▶ Entries provided

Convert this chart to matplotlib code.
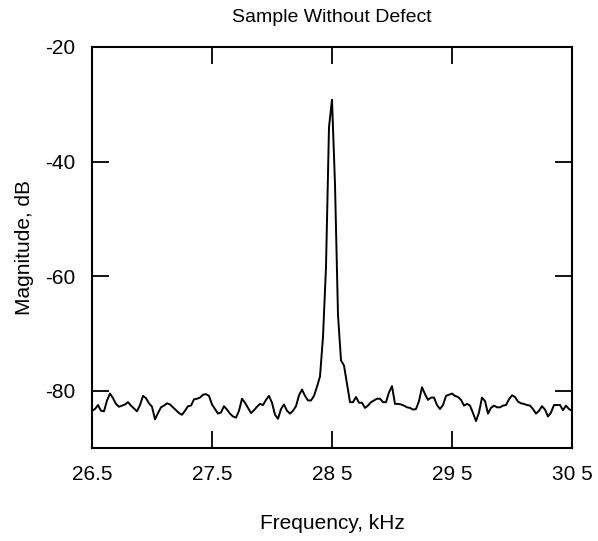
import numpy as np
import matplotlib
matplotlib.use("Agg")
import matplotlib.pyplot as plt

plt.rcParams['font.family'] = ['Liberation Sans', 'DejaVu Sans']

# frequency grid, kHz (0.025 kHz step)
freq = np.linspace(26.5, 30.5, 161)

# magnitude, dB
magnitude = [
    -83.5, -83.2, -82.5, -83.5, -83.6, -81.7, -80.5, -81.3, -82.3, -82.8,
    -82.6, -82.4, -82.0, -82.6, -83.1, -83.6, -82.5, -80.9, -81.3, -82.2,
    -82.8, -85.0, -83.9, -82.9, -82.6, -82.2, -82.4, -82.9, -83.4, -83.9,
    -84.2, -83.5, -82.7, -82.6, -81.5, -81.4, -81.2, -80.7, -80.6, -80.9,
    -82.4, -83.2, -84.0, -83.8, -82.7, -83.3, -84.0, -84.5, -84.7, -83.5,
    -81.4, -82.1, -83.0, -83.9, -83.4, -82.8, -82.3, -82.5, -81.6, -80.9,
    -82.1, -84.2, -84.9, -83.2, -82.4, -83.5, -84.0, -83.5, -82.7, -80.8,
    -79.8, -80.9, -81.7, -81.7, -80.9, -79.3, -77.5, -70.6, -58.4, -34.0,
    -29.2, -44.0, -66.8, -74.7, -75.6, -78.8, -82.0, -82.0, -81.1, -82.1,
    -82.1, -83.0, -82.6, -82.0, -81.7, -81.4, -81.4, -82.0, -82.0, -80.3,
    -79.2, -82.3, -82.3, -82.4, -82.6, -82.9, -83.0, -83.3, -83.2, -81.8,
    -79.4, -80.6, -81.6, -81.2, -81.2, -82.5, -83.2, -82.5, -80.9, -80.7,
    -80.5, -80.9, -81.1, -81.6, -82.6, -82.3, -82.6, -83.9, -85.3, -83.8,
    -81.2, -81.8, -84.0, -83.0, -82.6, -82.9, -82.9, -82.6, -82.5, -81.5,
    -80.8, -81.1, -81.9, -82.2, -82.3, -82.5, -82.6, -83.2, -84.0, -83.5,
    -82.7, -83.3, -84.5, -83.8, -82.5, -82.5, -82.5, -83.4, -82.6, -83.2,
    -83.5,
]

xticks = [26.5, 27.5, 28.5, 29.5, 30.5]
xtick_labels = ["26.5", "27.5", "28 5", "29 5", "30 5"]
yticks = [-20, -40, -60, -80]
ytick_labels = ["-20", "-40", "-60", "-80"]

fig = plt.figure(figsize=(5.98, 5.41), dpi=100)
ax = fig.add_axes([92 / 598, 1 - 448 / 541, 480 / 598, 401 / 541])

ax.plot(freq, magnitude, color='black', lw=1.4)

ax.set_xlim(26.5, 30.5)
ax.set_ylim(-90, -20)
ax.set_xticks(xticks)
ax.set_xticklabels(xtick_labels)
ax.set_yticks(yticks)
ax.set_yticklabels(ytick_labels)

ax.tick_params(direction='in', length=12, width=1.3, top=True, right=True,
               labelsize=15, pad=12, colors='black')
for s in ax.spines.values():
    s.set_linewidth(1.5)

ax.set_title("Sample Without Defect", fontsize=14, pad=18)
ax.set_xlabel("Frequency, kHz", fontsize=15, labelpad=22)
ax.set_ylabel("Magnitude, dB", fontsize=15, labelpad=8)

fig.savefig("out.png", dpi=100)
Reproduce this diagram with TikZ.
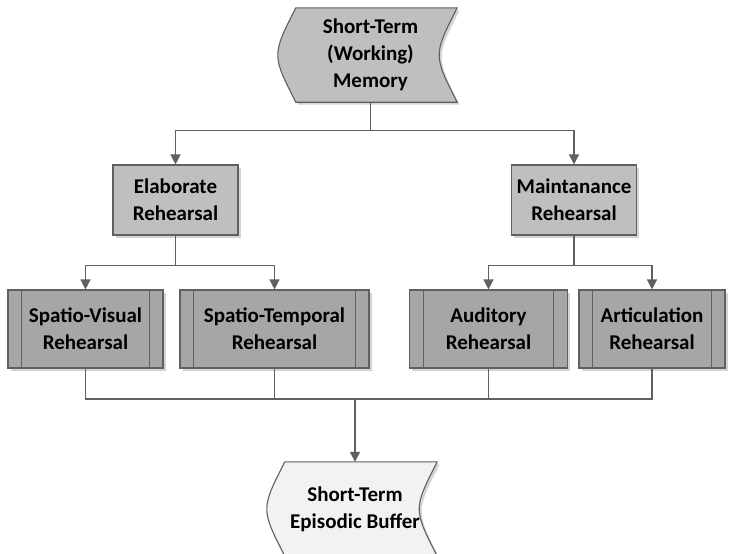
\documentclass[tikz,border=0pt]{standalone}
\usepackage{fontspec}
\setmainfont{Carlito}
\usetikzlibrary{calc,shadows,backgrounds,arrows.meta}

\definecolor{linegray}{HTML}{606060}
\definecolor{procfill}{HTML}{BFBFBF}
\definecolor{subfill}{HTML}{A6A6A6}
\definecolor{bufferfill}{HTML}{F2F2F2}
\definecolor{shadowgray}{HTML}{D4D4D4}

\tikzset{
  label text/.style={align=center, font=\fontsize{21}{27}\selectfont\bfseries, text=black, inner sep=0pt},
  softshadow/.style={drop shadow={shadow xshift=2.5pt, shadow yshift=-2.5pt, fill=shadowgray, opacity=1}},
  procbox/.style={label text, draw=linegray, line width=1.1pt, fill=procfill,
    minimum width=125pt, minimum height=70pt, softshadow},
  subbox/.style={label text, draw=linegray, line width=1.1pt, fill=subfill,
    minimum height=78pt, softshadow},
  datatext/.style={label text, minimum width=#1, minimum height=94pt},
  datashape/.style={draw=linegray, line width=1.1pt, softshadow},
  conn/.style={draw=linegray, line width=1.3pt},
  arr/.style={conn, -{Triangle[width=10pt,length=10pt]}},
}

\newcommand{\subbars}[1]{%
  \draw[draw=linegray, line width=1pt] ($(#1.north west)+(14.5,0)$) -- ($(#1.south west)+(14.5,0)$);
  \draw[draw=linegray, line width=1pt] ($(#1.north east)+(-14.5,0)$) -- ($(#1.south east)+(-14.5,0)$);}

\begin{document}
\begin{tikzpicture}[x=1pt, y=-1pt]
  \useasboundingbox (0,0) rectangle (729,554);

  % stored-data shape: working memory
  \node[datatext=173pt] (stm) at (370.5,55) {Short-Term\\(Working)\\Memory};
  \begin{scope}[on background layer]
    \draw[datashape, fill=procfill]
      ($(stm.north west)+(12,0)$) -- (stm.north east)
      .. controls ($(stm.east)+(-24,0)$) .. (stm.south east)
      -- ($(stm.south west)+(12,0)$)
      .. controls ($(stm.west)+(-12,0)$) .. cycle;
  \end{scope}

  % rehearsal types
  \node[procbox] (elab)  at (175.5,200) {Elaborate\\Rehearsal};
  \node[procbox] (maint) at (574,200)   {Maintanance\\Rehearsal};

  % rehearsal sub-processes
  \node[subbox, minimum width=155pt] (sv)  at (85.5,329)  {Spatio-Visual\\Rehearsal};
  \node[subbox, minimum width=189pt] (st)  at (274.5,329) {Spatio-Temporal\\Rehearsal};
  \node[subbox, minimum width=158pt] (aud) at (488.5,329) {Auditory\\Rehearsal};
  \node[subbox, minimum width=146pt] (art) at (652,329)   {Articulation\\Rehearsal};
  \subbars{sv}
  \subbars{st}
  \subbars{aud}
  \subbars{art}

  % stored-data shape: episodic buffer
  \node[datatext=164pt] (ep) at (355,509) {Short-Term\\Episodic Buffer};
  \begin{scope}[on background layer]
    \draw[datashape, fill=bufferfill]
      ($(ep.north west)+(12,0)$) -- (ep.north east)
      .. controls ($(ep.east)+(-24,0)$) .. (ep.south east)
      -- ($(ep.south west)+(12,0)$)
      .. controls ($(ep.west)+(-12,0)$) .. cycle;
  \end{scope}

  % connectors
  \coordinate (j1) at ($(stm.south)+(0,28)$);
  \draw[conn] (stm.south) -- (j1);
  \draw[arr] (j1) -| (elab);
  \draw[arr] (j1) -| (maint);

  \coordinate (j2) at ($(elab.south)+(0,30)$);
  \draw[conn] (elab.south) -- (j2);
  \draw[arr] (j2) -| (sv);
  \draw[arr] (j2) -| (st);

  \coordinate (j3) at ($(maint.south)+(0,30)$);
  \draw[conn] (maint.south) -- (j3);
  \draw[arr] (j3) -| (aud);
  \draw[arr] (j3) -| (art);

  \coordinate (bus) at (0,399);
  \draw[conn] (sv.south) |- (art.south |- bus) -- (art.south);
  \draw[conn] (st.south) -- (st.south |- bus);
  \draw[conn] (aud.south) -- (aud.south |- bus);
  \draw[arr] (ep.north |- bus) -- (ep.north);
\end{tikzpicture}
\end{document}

▶ Problem to solve
Reproduce every line precisely as given, omitting all pictures.

▶ Finished answer
Convert this chart to matplotlib code.
import numpy as np
import matplotlib
matplotlib.use("Agg")
import matplotlib.pyplot as plt

plt.rcParams['font.family'] = ['Liberation Sans', 'DejaVu Sans']

# frequency grid, kHz (0.025 kHz step)
freq = np.linspace(26.5, 30.5, 161)

# magnitude, dB
magnitude = [
    -83.5, -83.2, -82.5, -83.5, -83.6, -81.7, -80.5, -81.3, -82.3, -82.8,
    -82.6, -82.4, -82.0, -82.6, -83.1, -83.6, -82.5, -80.9, -81.3, -82.2,
    -82.8, -85.0, -83.9, -82.9, -82.6, -82.2, -82.4, -82.9, -83.4, -83.9,
    -84.2, -83.5, -82.7, -82.6, -81.5, -81.4, -81.2, -80.7, -80.6, -80.9,
    -82.4, -83.2, -84.0, -83.8, -82.7, -83.3, -84.0, -84.5, -84.7, -83.5,
    -81.4, -82.1, -83.0, -83.9, -83.4, -82.8, -82.3, -82.5, -81.6, -80.9,
    -82.1, -84.2, -84.9, -83.2, -82.4, -83.5, -84.0, -83.5, -82.7, -80.8,
    -79.8, -80.9, -81.7, -81.7, -80.9, -79.3, -77.5, -70.6, -58.4, -34.0,
    -29.2, -44.0, -66.8, -74.7, -75.6, -78.8, -82.0, -82.0, -81.1, -82.1,
    -82.1, -83.0, -82.6, -82.0, -81.7, -81.4, -81.4, -82.0, -82.0, -80.3,
    -79.2, -82.3, -82.3, -82.4, -82.6, -82.9, -83.0, -83.3, -83.2, -81.8,
    -79.4, -80.6, -81.6, -81.2, -81.2, -82.5, -83.2, -82.5, -80.9, -80.7,
    -80.5, -80.9, -81.1, -81.6, -82.6, -82.3, -82.6, -83.9, -85.3, -83.8,
    -81.2, -81.8, -84.0, -83.0, -82.6, -82.9, -82.9, -82.6, -82.5, -81.5,
    -80.8, -81.1, -81.9, -82.2, -82.3, -82.5, -82.6, -83.2, -84.0, -83.5,
    -82.7, -83.3, -84.5, -83.8, -82.5, -82.5, -82.5, -83.4, -82.6, -83.2,
    -83.5,
]

xticks = [26.5, 27.5, 28.5, 29.5, 30.5]
xtick_labels = ["26.5", "27.5", "28 5", "29 5", "30 5"]
yticks = [-20, -40, -60, -80]
ytick_labels = ["-20", "-40", "-60", "-80"]

fig = plt.figure(figsize=(5.98, 5.41), dpi=100)
ax = fig.add_axes([92 / 598, 1 - 448 / 541, 480 / 598, 401 / 541])

ax.plot(freq, magnitude, color='black', lw=1.4)

ax.set_xlim(26.5, 30.5)
ax.set_ylim(-90, -20)
ax.set_xticks(xticks)
ax.set_xticklabels(xtick_labels)
ax.set_yticks(yticks)
ax.set_yticklabels(ytick_labels)

ax.tick_params(direction='in', length=12, width=1.3, top=True, right=True,
               labelsize=15, pad=12, colors='black')
for s in ax.spines.values():
    s.set_linewidth(1.5)

ax.set_title("Sample Without Defect", fontsize=14, pad=18)
ax.set_xlabel("Frequency, kHz", fontsize=15, labelpad=22)
ax.set_ylabel("Magnitude, dB", fontsize=15, labelpad=8)

fig.savefig("out.png", dpi=100)
Reproduce this diagram with TikZ.
\documentclass[tikz,border=0pt]{standalone}
\usepackage{fontspec}
\setmainfont{Carlito}
\usetikzlibrary{calc,shadows,backgrounds,arrows.meta}

\definecolor{linegray}{HTML}{606060}
\definecolor{procfill}{HTML}{BFBFBF}
\definecolor{subfill}{HTML}{A6A6A6}
\definecolor{bufferfill}{HTML}{F2F2F2}
\definecolor{shadowgray}{HTML}{D4D4D4}

\tikzset{
  label text/.style={align=center, font=\fontsize{21}{27}\selectfont\bfseries, text=black, inner sep=0pt},
  softshadow/.style={drop shadow={shadow xshift=2.5pt, shadow yshift=-2.5pt, fill=shadowgray, opacity=1}},
  procbox/.style={label text, draw=linegray, line width=1.1pt, fill=procfill,
    minimum width=125pt, minimum height=70pt, softshadow},
  subbox/.style={label text, draw=linegray, line width=1.1pt, fill=subfill,
    minimum height=78pt, softshadow},
  datatext/.style={label text, minimum width=#1, minimum height=94pt},
  datashape/.style={draw=linegray, line width=1.1pt, softshadow},
  conn/.style={draw=linegray, line width=1.3pt},
  arr/.style={conn, -{Triangle[width=10pt,length=10pt]}},
}

\newcommand{\subbars}[1]{%
  \draw[draw=linegray, line width=1pt] ($(#1.north west)+(14.5,0)$) -- ($(#1.south west)+(14.5,0)$);
  \draw[draw=linegray, line width=1pt] ($(#1.north east)+(-14.5,0)$) -- ($(#1.south east)+(-14.5,0)$);}

\begin{document}
\begin{tikzpicture}[x=1pt, y=-1pt]
  \useasboundingbox (0,0) rectangle (729,554);

  % stored-data shape: working memory
  \node[datatext=173pt] (stm) at (370.5,55) {Short-Term\\(Working)\\Memory};
  \begin{scope}[on background layer]
    \draw[datashape, fill=procfill]
      ($(stm.north west)+(12,0)$) -- (stm.north east)
      .. controls ($(stm.east)+(-24,0)$) .. (stm.south east)
      -- ($(stm.south west)+(12,0)$)
      .. controls ($(stm.west)+(-12,0)$) .. cycle;
  \end{scope}

  % rehearsal types
  \node[procbox] (elab)  at (175.5,200) {Elaborate\\Rehearsal};
  \node[procbox] (maint) at (574,200)   {Maintanance\\Rehearsal};

  % rehearsal sub-processes
  \node[subbox, minimum width=155pt] (sv)  at (85.5,329)  {Spatio-Visual\\Rehearsal};
  \node[subbox, minimum width=189pt] (st)  at (274.5,329) {Spatio-Temporal\\Rehearsal};
  \node[subbox, minimum width=158pt] (aud) at (488.5,329) {Auditory\\Rehearsal};
  \node[subbox, minimum width=146pt] (art) at (652,329)   {Articulation\\Rehearsal};
  \subbars{sv}
  \subbars{st}
  \subbars{aud}
  \subbars{art}

  % stored-data shape: episodic buffer
  \node[datatext=164pt] (ep) at (355,509) {Short-Term\\Episodic Buffer};
  \begin{scope}[on background layer]
    \draw[datashape, fill=bufferfill]
      ($(ep.north west)+(12,0)$) -- (ep.north east)
      .. controls ($(ep.east)+(-24,0)$) .. (ep.south east)
      -- ($(ep.south west)+(12,0)$)
      .. controls ($(ep.west)+(-12,0)$) .. cycle;
  \end{scope}

  % connectors
  \coordinate (j1) at ($(stm.south)+(0,28)$);
  \draw[conn] (stm.south) -- (j1);
  \draw[arr] (j1) -| (elab);
  \draw[arr] (j1) -| (maint);

  \coordinate (j2) at ($(elab.south)+(0,30)$);
  \draw[conn] (elab.south) -- (j2);
  \draw[arr] (j2) -| (sv);
  \draw[arr] (j2) -| (st);

  \coordinate (j3) at ($(maint.south)+(0,30)$);
  \draw[conn] (maint.south) -- (j3);
  \draw[arr] (j3) -| (aud);
  \draw[arr] (j3) -| (art);

  \coordinate (bus) at (0,399);
  \draw[conn] (sv.south) |- (art.south |- bus) -- (art.south);
  \draw[conn] (st.south) -- (st.south |- bus);
  \draw[conn] (aud.south) -- (aud.south |- bus);
  \draw[arr] (ep.north |- bus) -- (ep.north);
\end{tikzpicture}
\end{document}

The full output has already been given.